School-aged children in the United States often spend a great deal of time with educators; some may ultimately spend more time with teachers and counselors than they do with their parents. As such, parents are forced into a position that they must trust that these educators will notify them if they notice concerning behavior, such as the expression of suicidal thoughts. Unfortunately, a wrongful death lawsuit recently filed in California accuses a school district, counselor and principal of negligence in the events leading up to a 12-year-old girl’s suicide.

Reports indicate that the girl texted a friend, indicating that she intended to kill herself in May 2018. The friend reportedly showed the text to a teacher who referred the matter to the principal. The principal then referred the matter to a school counselor. The parents of the 12-year-old girl claim that the counselor met with her once, asked her to fill out a questionnaire but did not follow up with her.

According to reports, both state and school policy require educators to notify parents if their child expresses suicidal thoughts. Had they been notified, the girls parents claim they could have sought counseling for her. They believe that if the appropriate steps had been followed, their daughter’s death could have been prevented.

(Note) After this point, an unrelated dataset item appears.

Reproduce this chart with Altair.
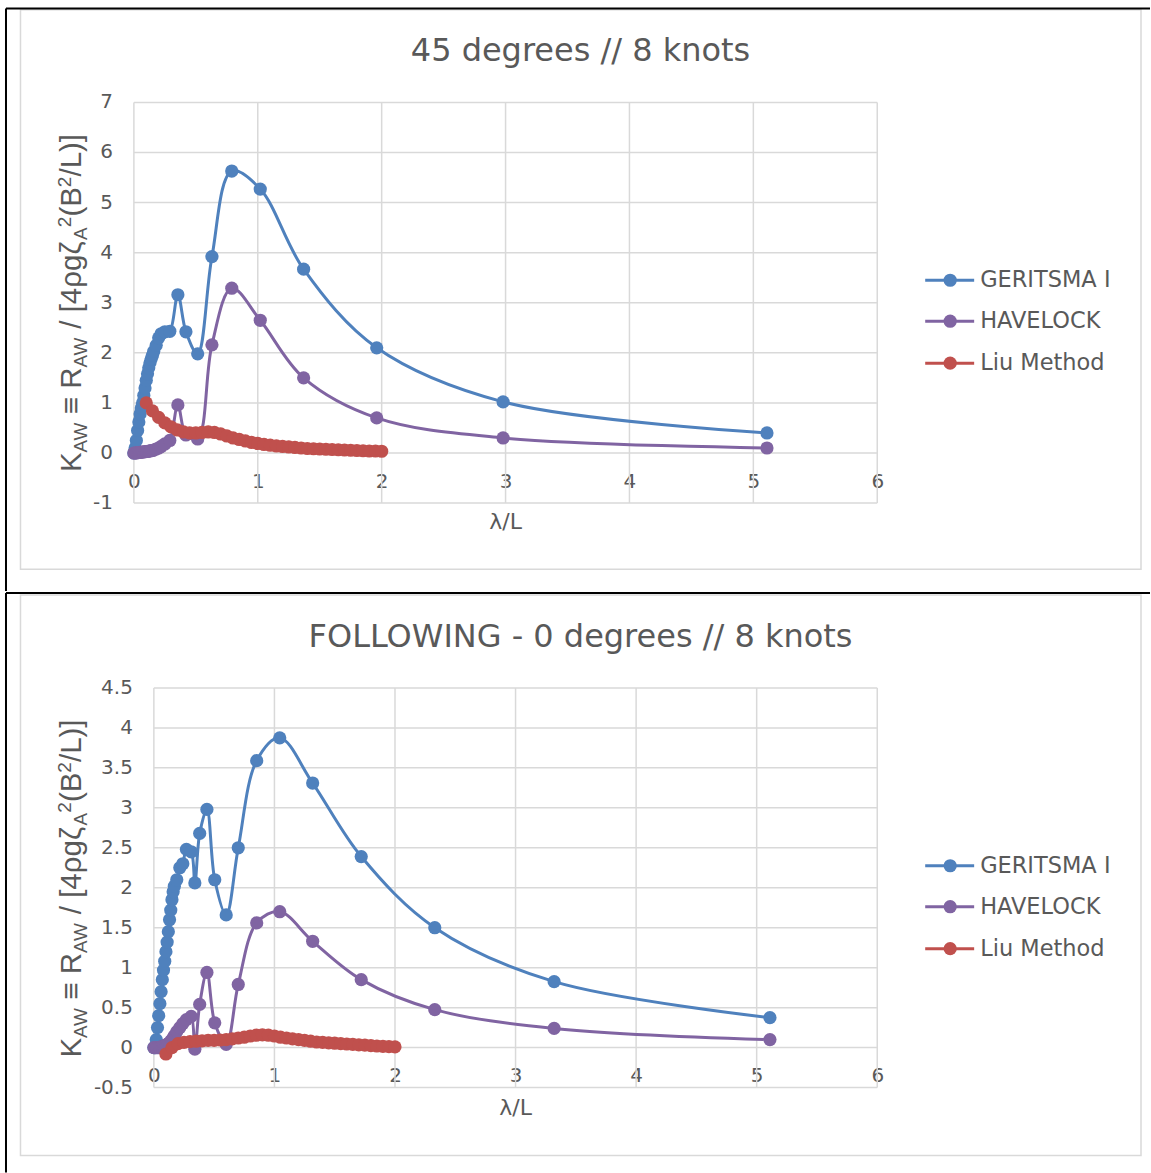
import altair as alt
import pandas as pd

# ---------------- data ----------------
SERIES = ["GERITSMA I", "HAVELOCK", "Liu Method"]
COLORS = ["#4F81BD", "#8064A2", "#C0504D"]

TOP_TITLE = "45 degrees // 8 knots"
TOP_X = [0.00, 0.01, 0.02, 0.03, 0.04, 0.05, 0.06, 0.07, 0.08, 0.09, 0.10, 0.11, 0.12, 0.13,
         0.14, 0.15, 0.16, 0.18, 0.20, 0.22, 0.25, 0.29, 0.355, 0.42, 0.515, 0.63, 0.79, 1.02,
         1.37, 1.96, 2.98, 5.11]
TOP_GERITSMA = [0.0, 0.1, 0.25, 0.45, 0.62, 0.78, 0.9, 1.0, 1.15, 1.3, 1.45, 1.58, 1.7, 1.8,
                1.88, 1.95, 2.03, 2.15, 2.3, 2.38, 2.42, 2.43, 3.16, 2.42, 1.98, 3.92, 5.63, 5.27,
                3.67, 2.1, 1.02, 0.4]
TOP_HAVELOCK = [0.0, 0.0, 0.0, 0.01, 0.01, 0.01, 0.02, 0.02, 0.02, 0.03, 0.03, 0.03, 0.04, 0.04,
                0.05, 0.05, 0.06, 0.08, 0.1, 0.13, 0.18, 0.25, 0.96, 0.36, 0.28, 2.16, 3.29, 2.65,
                1.5, 0.7, 0.3, 0.1]
TOP_LIU_X = [0.10, 0.15, 0.20, 0.25, 0.30, 0.35, 0.40, 0.45, 0.50, 0.55, 0.60, 0.65, 0.70, 0.75,
             0.80, 0.85, 0.90, 0.95, 1.00, 1.05, 1.10, 1.15, 1.20, 1.25, 1.30, 1.35, 1.40, 1.45,
             1.50, 1.55, 1.60, 1.65, 1.70, 1.75, 1.80, 1.85, 1.90, 1.95, 2.00]
TOP_LIU = [1.00, 0.84, 0.71, 0.60, 0.52, 0.46, 0.42, 0.40, 0.40, 0.41, 0.42, 0.41, 0.38, 0.34,
           0.30, 0.27, 0.24, 0.21, 0.19, 0.17, 0.155, 0.14, 0.13, 0.12, 0.11, 0.10, 0.09, 0.085,
           0.08, 0.075, 0.07, 0.065, 0.06, 0.055, 0.05, 0.045, 0.04, 0.04, 0.035]
TOP_Y_TICKS = [-1, 0, 1, 2, 3, 4, 5, 6, 7]

BOT_TITLE = "FOLLOWING - 0 degrees // 8 knots"
BOT_X = [0.00, 0.01, 0.02, 0.03, 0.04, 0.05, 0.06, 0.07, 0.08, 0.09, 0.10, 0.11, 0.12, 0.13,
         0.14, 0.15, 0.16, 0.17, 0.19, 0.215, 0.24, 0.27, 0.31, 0.34, 0.38, 0.44, 0.505, 0.6,
         0.7, 0.853, 1.044, 1.317, 1.72, 2.33, 3.32, 5.11]
BOT_GERITSMA = [0.0, 0.0, 0.1, 0.25, 0.4, 0.55, 0.7, 0.85, 0.97, 1.08, 1.2, 1.32, 1.45, 1.6,
                1.72, 1.85, 1.95, 2.02, 2.1, 2.25, 2.3, 2.48, 2.45, 2.06, 2.68, 2.98, 2.1, 1.66,
                2.5, 3.59, 3.875, 3.31, 2.39, 1.5, 0.825, 0.375]
BOT_HAVELOCK = [0.0, 0.0, 0.0, 0.0, 0.0, 0.0, 0.01, 0.01, 0.02, 0.02, 0.03, 0.04, 0.05, 0.06,
                0.08, 0.1, 0.12, 0.15, 0.2, 0.25, 0.3, 0.35, 0.39, -0.02, 0.54, 0.94, 0.31, 0.04,
                0.79, 1.56, 1.7, 1.33, 0.85, 0.475, 0.24, 0.1]
BOT_LIU_X = TOP_LIU_X
BOT_LIU = [-0.08, 0.0, 0.05, 0.065, 0.075, 0.08, 0.085, 0.09, 0.09, 0.095, 0.10, 0.11, 0.12, 0.13,
           0.145, 0.155, 0.16, 0.155, 0.145, 0.13, 0.12, 0.11, 0.10, 0.09, 0.08, 0.07, 0.065, 0.06,
           0.055, 0.05, 0.045, 0.04, 0.035, 0.03, 0.025, 0.02, 0.015, 0.012, 0.01]
BOT_Y_TICKS = [-0.5, 0, 0.5, 1, 1.5, 2, 2.5, 3, 3.5, 4, 4.5]

X_TICKS = [0, 1, 2, 3, 4, 5, 6]
X_TITLE = "λ/L"
# y-axis title pieces: (text, role)
YT_PIECES = [("K", "main"), ("AW", "sub"), ("≡ R", "main"), ("AW", "sub"),
             ("/ [4ρgζ", "main"), ("A", "sub"), ("2", "sup"), ("(B", "main"),
             ("2", "sup"), ("/L)]", "main")]

# ---------------- style ----------------
FONT = "DejaVu Sans"
TFONT = "Liberation Sans"
GREY = "#595959"
GRID = "#d9d9d9"
W = 744
MSIZE = 175
ONE = pd.DataFrame({"k": [0]})

YT_START = [370, 350.3, 312, 265.3, 226.5, 137.6, 124.9, 114.3, 84.8, 74.2]
YT_X = {"main": -53, "sub": -47, "sup": -63}
YT_SIZE = {"main": 29.5, "sub": 19, "sup": 19}
LEG_ROWS = [178, 219, 261]


def val_text(txt, x, y, size, font=FONT, align="center", baseline="middle", angle=None):
    kw = dict(font=font, fontSize=size, color=GREY, align=align, baseline=baseline)
    if angle is not None:
        kw["angle"] = angle
    return alt.Chart(ONE).mark_text(**kw).encode(
        x=alt.value(x), y=alt.value(y), text=alt.value(txt))


def zero_px(xdom):
    return W * (0 - xdom[0]) / (xdom[1] - xdom[0])


def panel(title, xs, g, h, lx, l, yticks, xdom, ydom, height, ylabpad, xoff, deco):
    xsc = alt.Scale(domain=xdom, nice=False, zero=False)
    ysc = alt.Scale(domain=ydom, nice=False, zero=False)
    xaxis = alt.Axis(values=X_TICKS, grid=False, domain=False, ticks=False, tickSize=0,
                     labelFont=FONT, labelFontSize=20, labelColor=GREY, labelPadding=28,
                     labelBaseline="middle", labelFlush=False, labelOverlap=False,
                     offset=xoff, labelExpr="datum.value + ''", title=None)
    layers = []
    # horizontal gridlines (this first layer carries the axis setup)
    hg = pd.DataFrame({"v": yticks, "a": [X_TICKS[0]] * len(yticks), "b": [X_TICKS[-1]] * len(yticks)})
    layers.append(alt.Chart(hg).mark_rule(color=GRID, strokeWidth=1.5).encode(
        y=alt.Y("v:Q", scale=ysc, axis=None),
        x=alt.X("a:Q", scale=xsc, axis=xaxis), x2="b:Q"))
    # vertical gridlines
    vg = pd.DataFrame({"v": X_TICKS, "a": [ydom[0]] * len(X_TICKS), "b": [ydom[1]] * len(X_TICKS)})
    layers.append(alt.Chart(vg).mark_rule(color=GRID, strokeWidth=1.5).encode(
        x=alt.X("v:Q", scale=xsc, title=None),
        y=alt.Y("a:Q", scale=ysc, title=None), y2="b:Q"))
    # y tick labels, positioned through the y scale
    yl = pd.DataFrame({"v": yticks, "t": [f"{v:g}" for v in yticks]})
    layers.append(alt.Chart(yl).mark_text(font=FONT, fontSize=20, color=GREY, align="right",
                                          baseline="middle").encode(
        y=alt.Y("v:Q", scale=ysc, title=None), x=alt.value(-ylabpad), text="t:N"))
    # series
    data = [(xs, g), (xs, h), (lx, l)]
    for (sx, sy), col in zip(data, COLORS):
        df = pd.DataFrame({"x": sx, "y": sy})
        X = alt.X("x:Q", scale=xsc, title=None)
        Y = alt.Y("y:Q", scale=ysc, title=None)
        base = alt.Chart(df)
        layers.append(base.mark_line(color=col, strokeWidth=3, interpolate="catmull-rom",
                                     strokeJoin="round").encode(x=X, y=Y))
        layers.append(base.mark_circle(color=col, size=MSIZE, opacity=1).encode(x=X, y=Y))
    # legend
    for name, col, ry in zip(SERIES, COLORS, LEG_ROWS):
        layers.append(alt.Chart(ONE).mark_rule(color=col, strokeWidth=3).encode(
            x=alt.value(792), x2=alt.value(841), y=alt.value(ry)))
        layers.append(alt.Chart(ONE).mark_circle(color=col, size=MSIZE, opacity=1).encode(
            x=alt.value(817), y=alt.value(ry)))
        layers.append(val_text(name, 847, ry, 22.5, align="left"))
    # titles
    layers.append(val_text(title, 447, -51, 32))
    layers.append(val_text(X_TITLE, (zero_px(xdom) + W) / 2, 420, 22))
    for (txt, role), y0 in zip(YT_PIECES, YT_START):
        layers.append(val_text(txt, YT_X[role], y0, YT_SIZE[role], font=TFONT,
                               align="left", baseline="alphabetic", angle=270))
    # frames
    bl_top, bl_bottom, box_top, box_bottom = deco
    layers.append(alt.Chart(ONE).mark_rect(fillOpacity=0, stroke=GRID, strokeWidth=1.5).encode(
        x=alt.value(-113.5), x2=alt.value(1008), y=alt.value(box_top), y2=alt.value(box_bottom)))
    layers.append(alt.Chart(ONE).mark_rule(color="black", strokeWidth=2).encode(
        x=alt.value(-128), x2=alt.value(1017), y=alt.value(bl_top)))
    layers.append(alt.Chart(ONE).mark_rule(color="black", strokeWidth=2).encode(
        x=alt.value(-128), y=alt.value(bl_top), y2=alt.value(bl_bottom)))
    return alt.layer(*layers).properties(width=W, height=height)


top = panel(TOP_TITLE, TOP_X, TOP_GERITSMA, TOP_HAVELOCK, TOP_LIU_X, TOP_LIU, TOP_Y_TICKS,
            [0, 6], [-1, 7], 401, 21, -50, (-94, 489, -92.7, 467.3))
bot = panel(BOT_TITLE, BOT_X, BOT_GERITSMA, BOT_HAVELOCK, BOT_LIU_X, BOT_LIU, BOT_Y_TICKS,
            [-20 / 120.667, 6], [-0.5, 4.5], 400, 1, -40, (-95, 485, -93, 468))

chart = alt.vconcat(top, bot, spacing=0).properties(
    padding={"left": 5, "top": 7, "right": 0, "bottom": 0}
).configure_view(stroke=None)

chart.save("out.html", embed_options={"renderer": "svg", "actions": False})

Unfortunately, a California family is left facing life without their daughter, allegedly as a result of negligence. Many people who have lost a loved one due to such inaction choose to file a wrongful death lawsuit against those believed to be responsible. While a successfully presented case will do little to lessen their grief, a monetary award can reduce the stress they may experience over their ability to meet their financial responsibilities, allowing them to focus on confronting the tragedy that occurred.